[Plotting code records]
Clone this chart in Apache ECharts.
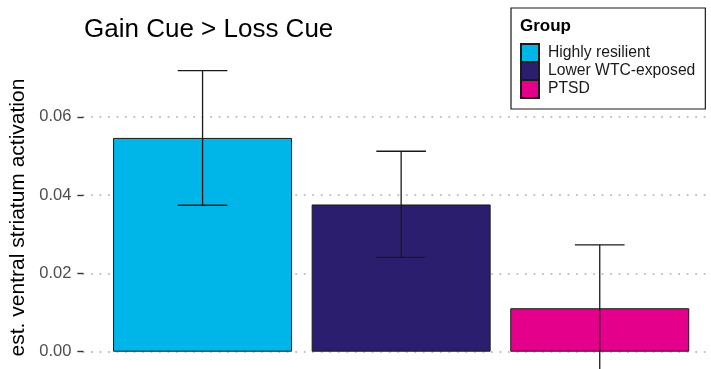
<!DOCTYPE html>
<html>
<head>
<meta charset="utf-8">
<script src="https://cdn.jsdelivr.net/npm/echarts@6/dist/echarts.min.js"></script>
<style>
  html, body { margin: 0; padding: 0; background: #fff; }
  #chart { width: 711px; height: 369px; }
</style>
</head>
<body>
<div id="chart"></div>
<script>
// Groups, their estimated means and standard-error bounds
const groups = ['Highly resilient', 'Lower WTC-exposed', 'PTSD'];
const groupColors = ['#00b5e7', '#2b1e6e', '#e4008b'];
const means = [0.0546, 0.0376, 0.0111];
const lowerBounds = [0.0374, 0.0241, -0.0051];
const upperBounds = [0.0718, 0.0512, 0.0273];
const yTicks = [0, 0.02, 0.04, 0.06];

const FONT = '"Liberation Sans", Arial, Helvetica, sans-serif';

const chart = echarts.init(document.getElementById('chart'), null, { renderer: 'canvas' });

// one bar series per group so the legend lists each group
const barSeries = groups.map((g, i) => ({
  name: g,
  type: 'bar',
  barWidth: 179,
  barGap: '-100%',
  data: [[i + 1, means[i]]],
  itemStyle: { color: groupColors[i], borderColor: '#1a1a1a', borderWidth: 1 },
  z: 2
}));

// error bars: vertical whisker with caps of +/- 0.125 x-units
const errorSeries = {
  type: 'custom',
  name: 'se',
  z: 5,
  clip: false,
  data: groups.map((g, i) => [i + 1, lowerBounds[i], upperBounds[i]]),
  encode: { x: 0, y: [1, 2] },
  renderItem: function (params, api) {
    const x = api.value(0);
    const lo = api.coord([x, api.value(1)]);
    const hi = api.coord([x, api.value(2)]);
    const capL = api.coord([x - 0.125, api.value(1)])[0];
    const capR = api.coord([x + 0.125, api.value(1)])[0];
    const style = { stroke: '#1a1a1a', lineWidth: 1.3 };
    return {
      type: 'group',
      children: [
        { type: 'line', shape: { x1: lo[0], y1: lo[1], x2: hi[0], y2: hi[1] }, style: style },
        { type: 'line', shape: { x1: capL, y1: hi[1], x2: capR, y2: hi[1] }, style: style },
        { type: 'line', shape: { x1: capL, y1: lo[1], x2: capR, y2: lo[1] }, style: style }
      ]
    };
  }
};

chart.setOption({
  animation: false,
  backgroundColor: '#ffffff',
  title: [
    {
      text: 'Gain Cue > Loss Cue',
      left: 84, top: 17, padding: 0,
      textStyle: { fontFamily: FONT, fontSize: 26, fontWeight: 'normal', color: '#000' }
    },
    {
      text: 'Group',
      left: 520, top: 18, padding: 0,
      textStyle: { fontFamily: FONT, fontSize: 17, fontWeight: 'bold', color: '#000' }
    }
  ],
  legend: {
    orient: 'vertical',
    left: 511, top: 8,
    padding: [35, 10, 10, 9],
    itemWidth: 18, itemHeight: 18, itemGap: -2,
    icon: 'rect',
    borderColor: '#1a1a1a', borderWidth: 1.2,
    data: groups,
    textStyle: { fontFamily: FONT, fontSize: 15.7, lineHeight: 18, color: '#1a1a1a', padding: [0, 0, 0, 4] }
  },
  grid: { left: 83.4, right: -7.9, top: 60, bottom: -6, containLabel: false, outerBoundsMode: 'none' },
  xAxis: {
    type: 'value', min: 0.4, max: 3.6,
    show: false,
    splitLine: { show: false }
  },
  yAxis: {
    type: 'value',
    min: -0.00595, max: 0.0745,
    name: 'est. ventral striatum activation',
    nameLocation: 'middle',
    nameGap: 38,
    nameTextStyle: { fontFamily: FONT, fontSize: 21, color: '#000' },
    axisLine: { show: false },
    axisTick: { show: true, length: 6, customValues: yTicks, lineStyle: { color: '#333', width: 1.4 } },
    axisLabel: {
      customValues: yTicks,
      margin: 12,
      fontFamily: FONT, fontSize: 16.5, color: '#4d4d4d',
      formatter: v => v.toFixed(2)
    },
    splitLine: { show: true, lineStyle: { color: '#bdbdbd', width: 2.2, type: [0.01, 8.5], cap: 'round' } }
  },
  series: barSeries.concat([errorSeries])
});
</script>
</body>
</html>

---

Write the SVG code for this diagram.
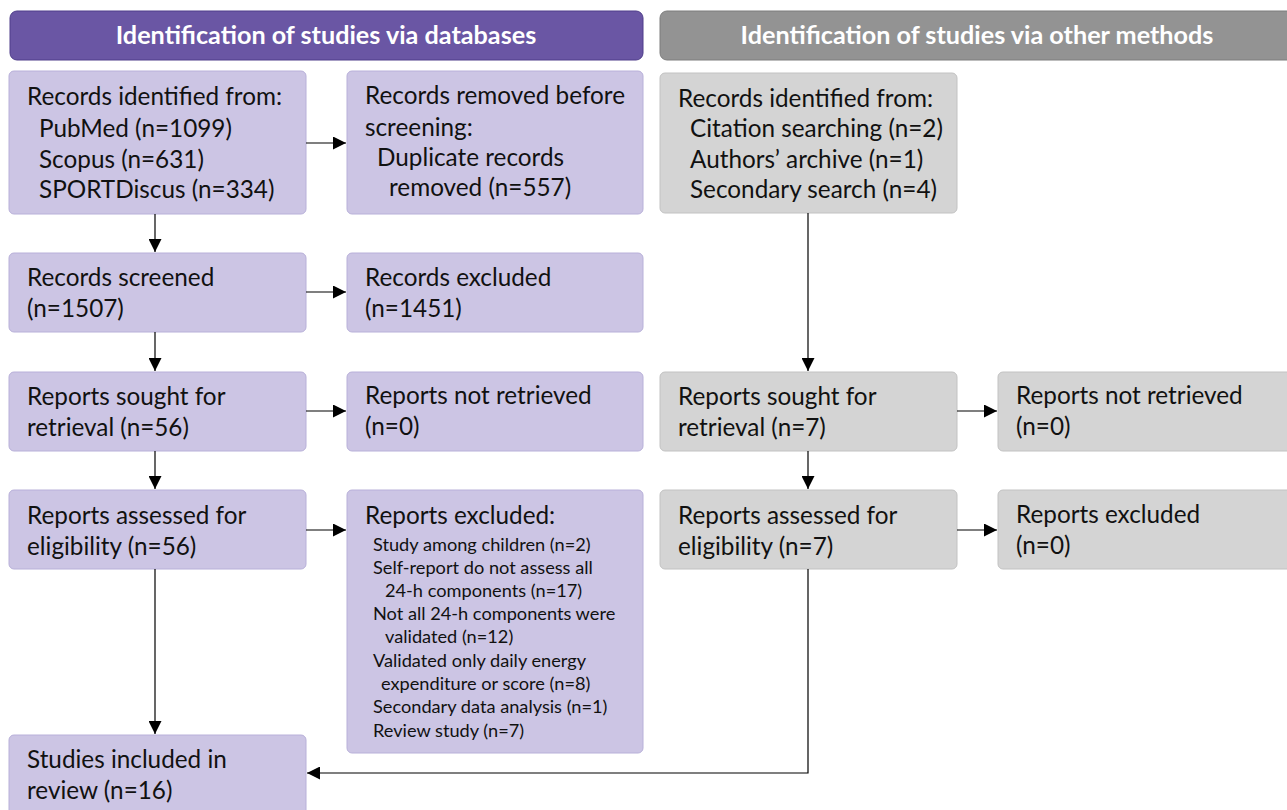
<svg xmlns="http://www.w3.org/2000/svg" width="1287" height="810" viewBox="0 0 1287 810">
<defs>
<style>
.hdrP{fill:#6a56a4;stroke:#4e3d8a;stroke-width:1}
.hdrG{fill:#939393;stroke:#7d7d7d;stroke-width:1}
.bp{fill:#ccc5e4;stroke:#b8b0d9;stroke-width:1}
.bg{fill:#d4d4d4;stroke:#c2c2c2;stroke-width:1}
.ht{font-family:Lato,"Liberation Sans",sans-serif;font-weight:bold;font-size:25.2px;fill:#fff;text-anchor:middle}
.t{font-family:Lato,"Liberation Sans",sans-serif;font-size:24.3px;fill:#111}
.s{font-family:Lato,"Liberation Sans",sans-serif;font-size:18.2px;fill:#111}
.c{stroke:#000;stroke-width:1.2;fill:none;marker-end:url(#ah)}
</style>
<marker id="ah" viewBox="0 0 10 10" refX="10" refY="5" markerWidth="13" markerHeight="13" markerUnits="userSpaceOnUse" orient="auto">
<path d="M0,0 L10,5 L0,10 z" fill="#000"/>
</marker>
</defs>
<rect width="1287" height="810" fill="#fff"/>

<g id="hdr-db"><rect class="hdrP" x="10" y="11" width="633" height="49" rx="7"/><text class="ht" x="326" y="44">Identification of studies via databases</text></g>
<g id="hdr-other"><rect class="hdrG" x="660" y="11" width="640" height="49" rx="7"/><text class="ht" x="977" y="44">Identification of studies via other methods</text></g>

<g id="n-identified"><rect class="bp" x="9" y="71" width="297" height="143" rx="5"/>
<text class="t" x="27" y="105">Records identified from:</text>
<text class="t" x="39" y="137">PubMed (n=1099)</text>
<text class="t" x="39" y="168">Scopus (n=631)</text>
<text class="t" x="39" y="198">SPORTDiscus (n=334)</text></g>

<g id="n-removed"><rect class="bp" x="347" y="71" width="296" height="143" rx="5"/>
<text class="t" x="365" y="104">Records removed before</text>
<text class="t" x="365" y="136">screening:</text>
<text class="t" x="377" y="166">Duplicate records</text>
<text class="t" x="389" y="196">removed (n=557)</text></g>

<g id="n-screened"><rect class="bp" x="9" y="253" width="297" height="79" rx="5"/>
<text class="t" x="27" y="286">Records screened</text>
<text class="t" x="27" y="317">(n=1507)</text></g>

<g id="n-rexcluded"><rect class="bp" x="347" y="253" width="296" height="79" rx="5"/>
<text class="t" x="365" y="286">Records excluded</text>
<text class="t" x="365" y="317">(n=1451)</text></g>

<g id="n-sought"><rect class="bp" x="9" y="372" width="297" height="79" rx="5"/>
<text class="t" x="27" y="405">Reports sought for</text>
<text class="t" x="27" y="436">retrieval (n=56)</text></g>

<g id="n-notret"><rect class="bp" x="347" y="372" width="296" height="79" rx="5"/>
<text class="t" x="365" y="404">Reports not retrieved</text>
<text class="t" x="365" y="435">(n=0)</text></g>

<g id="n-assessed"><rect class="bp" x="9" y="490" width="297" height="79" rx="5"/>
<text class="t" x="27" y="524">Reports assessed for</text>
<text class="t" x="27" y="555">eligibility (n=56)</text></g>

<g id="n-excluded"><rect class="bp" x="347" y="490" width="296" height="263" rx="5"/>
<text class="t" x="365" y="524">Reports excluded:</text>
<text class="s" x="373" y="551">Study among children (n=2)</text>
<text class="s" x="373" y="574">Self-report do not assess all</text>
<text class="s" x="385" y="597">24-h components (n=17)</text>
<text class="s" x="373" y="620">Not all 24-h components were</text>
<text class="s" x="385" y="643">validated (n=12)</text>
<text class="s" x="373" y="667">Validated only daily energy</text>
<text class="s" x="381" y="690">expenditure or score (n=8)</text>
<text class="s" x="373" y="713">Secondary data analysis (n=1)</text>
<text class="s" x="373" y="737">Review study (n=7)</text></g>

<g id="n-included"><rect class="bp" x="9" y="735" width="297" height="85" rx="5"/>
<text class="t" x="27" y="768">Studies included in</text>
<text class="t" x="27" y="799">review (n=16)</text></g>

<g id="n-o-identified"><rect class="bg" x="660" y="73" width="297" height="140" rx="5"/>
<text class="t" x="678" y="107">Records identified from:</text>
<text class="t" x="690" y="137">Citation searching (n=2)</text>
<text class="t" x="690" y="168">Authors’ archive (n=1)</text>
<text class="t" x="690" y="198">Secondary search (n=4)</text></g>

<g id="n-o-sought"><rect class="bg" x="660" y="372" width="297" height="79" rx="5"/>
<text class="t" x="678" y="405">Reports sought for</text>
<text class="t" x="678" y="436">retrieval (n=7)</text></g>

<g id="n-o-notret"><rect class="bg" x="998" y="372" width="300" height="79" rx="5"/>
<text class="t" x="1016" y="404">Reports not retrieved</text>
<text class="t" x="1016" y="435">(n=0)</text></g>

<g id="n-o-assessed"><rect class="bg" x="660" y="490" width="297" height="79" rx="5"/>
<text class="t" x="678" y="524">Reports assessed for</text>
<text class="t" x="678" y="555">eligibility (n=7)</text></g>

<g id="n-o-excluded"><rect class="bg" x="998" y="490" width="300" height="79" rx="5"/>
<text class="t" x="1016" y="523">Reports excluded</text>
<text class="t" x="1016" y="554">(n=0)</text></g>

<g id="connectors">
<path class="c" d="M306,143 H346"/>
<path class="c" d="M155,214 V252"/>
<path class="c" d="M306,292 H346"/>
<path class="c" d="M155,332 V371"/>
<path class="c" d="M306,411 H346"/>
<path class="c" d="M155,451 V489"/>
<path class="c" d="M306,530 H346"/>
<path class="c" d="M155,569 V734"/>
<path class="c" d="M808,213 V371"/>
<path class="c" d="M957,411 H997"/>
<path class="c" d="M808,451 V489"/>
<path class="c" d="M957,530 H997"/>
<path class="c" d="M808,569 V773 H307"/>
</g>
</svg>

_WRITTEN REQUEST_. Pick out the lines containing the string "this" and show them.

_ANSWER BELOW_.
Clone this chart in Apache ECharts.
Write the SVG code for this diagram.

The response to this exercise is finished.